A temporal database keeps track of data with respect to time by implementing intrinsic time aspects. Specifically, in a temporal database the time interval data type, composed of a start time value and an end time value, is associated with data. The data can be time stamped with two concepts of time; a valid time interval represents when the data occurred in the modelled reality and a transaction time interval is the time period when data are stored in the database.
A common join operation executed on a temporal database is the time-equijoin (TE-join) that specifies that tuples join when values on the join attribute(s) from one table match the values from another table or the same table; also, their respective tuple time intervals intersect. Due to the additional time dimension, the time interval of a join operation in a temporal database can involve more complex query predicate(s) compared to a join in a snapshot database.
The GTE-join is defined as a generalized TE-join. A more formal definition is: suppose we are given temporal relations R, S, a key range kr and a time interval i, then a GTE-join finds all (r, s) where r ∈ R and s ∈ S such that: i) both, r.key ∈ kr and s.key ∈ kr; ii) r.key = s.key; iii) both, r.interval and s.interval intersect i, the time interval; and iv) r.interval intersects s.interval (Zhang, Tsotras, & Seeger, 2002). For example, given two temporal relations whose schemas are:R = (ID, Server_A_Login_Time, Server_A_Logout_Time)S = (ID, Server_B_Login_Time, Server_B_Logout_Time)such that each relation maintains a separate computer access log, a GTE-join operation can retrieve all users having an ID between 4000 and 5999 who accessed both computers last month. Due to the additional time dimension, the time interval of a join operation in a temporal database can involve more complex query predicate(s) compared to a join in a snapshot database. The need for efficient methods to store, retrieve, and process the data increases with the growth of past, present, and future state data (Enderle, Hampel, & Seidl, 2004).
Given the need to perform a GTE-join, the problem addressed by this proposed research is its efficient performance that depends on an indexed-based solution on clustered temporal data. Because temporal data are inherently multi-dimensional, building a temporal index that clusters temporal data with time intervals having a long duration is difficult. Temporal data is mapped on Hilbert curve space and managed using a B+ tree index.

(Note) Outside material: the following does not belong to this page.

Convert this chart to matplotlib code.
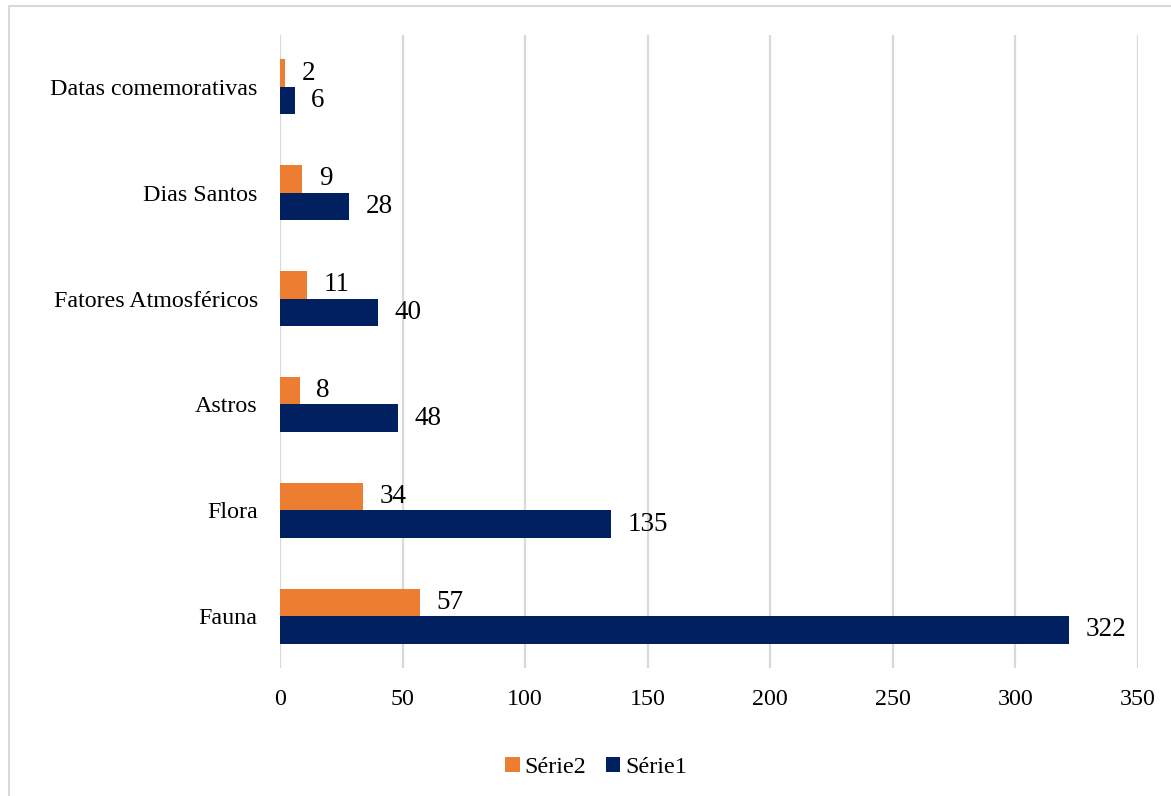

The temporal join operation can also be improved by considering the buffer replacement policy. First, the Least Recently Used (LRU) buffer replacement policy, implemented with a double linked list, is commonly used because of its performance improvement and low overhead cost; the add and remove pointer operations incur an O(1) complexity (Silberschatz, Galvin, & Gagne, 2004). LRU supports the “recency” principle such that if a data location is retrieved by a process, the same or nearby data will probably need to be retrieved soon. However, a problem with the LRU policy occurs with a sequential scan: if the data size being read is larger than the buffer size, then the scan continually replaces everything in the buffer with data that are only needed once. This problem is known as the frequency problem and designs that overcome it are referred to as scan-resistant (Johnson & Shasha, 1994). An example of how the LRU policy could suffer drastically is stated by O’Neil, O’Neil, & Weikum (1993).